Parents and ‘The Talk’
It all starts when dads smartly reach for the television remote as soon as Cameron Diaz starts kissing Tom Cruise passionately while the entire family is enjoying movie night on the couch. The moment her lips wrap around Tom’s, your dad’s fingers wrap around and clutch the remote quickly as he switches the channel to something that’s more appropriate for the family to watch together.
Unfortunately, by then the awkwardness has already been stilted into your 12-year-old mind. Neither were you able to acknowledge the on-screen hotness that you deserved to enjoy nor will it ever undo the complicated relationship with sex and your family that you are about to endure.
Having The Talk
Sex as a topic of conversation carries an aura of discomfort that you’d expect adults to work their way around. And some of them do, yes. But most of them shun it like it was never their business – which is pretty unfair and ironic on multiple levels.
While sex education in schools is essential, as cliche as it may sound, all kinds of education really do start at home. Most girls around the age of 12-13 do not even know what a period is until they suddenly have one in school. That traumatizing moment when you’ve got blood coming out of places you don’t even understand, you’d really wish your mother had explained that senseless Whisper Ultra advertisement to you that would keep interrupting your television shows.
A lot of this awkwardness around the topic is entrenched in us because of our overall societal disconnect with the concept itself. I personally still find it weird imagining my mother having to explain sex to me. But porn and online scavenging isn’t always the best teacher either and most of us have learned that the hard way.
Why Do Parents Run From It?
From a parent’s point of view, we get that too. It’s hard to think of your child as a sexual being, let alone encourage them to be one. The conversation is also uncomfortable because one may feel that the world their child is growing up in is much different than theirs. Moreover, your parents probably didn’t have positive role models who could teach them about sex. They don’t know how to talk to you because they probably also never talked to anyone.

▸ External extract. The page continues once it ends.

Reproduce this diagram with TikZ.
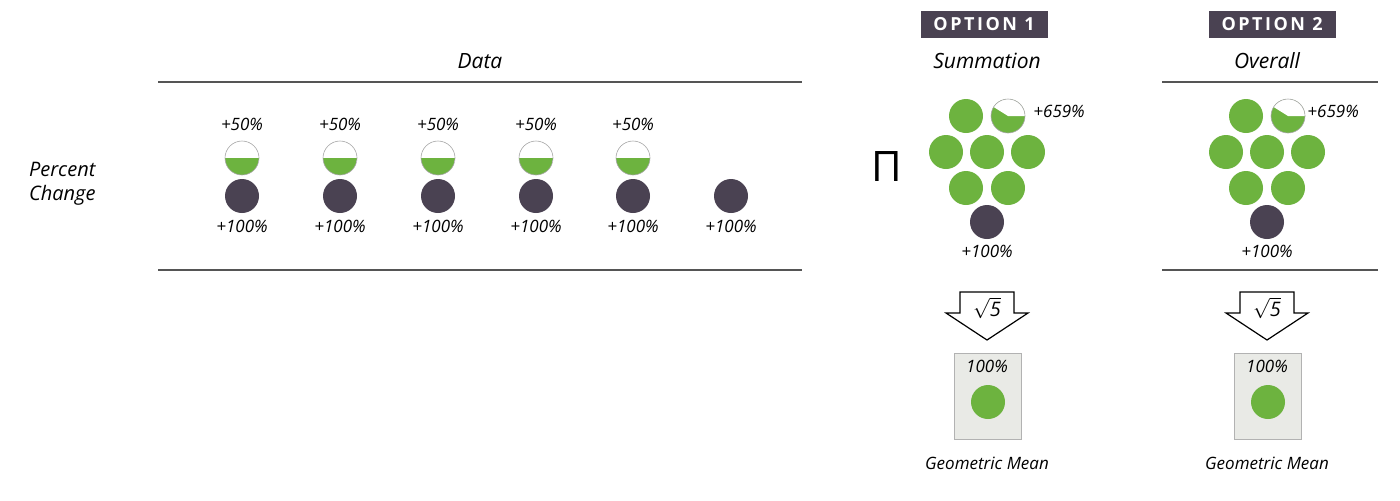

While that flaw is excusable, it points to a larger problem. As parents, one might even feel like they do not have all the answers to the kinds of questions kids might be asking. Sometimes, parents are worried that by talking about it, they’ll probably let loose some kind of ominous hormones that will run a rampage and their child will turn into a sexual beast of some sort.
While we can validate these concerns, they are still not a reason to get away with having ‘The Talk’. What all these reasons have in common is the lack of confidence in parents themselves with regards to sex and understanding the importance of it. They have a fairly good idea about the concept in general. But they are still coming to terms with the normalcy of it, talking about it, and raising the right questions. A lot of times, the children themselves scream ‘Ew no! Stop it mom!’ and bolt to the next room. So, while our parents hardly know the right thing to say, the same stigma has ruined the capacity of children to be receptive too.
Remember, that talking about sex with a responsible adult is not just about discussing sex as an activity. It also teaches you more so about relationships and how to navigate the same. We should try to meet our parents halfway. While it is disappointing that they never bring it up themselves, it is only because they were conditioned in a society that was even more stringent about these things than we are today. Cut them some slack and bring up the conversation yourself if you can.
There is no greater intelligence with regards to sex than having a mature person you can always fall back on when you’re confused. Seeing a therapist or having coffee with your mom – is totally up to you.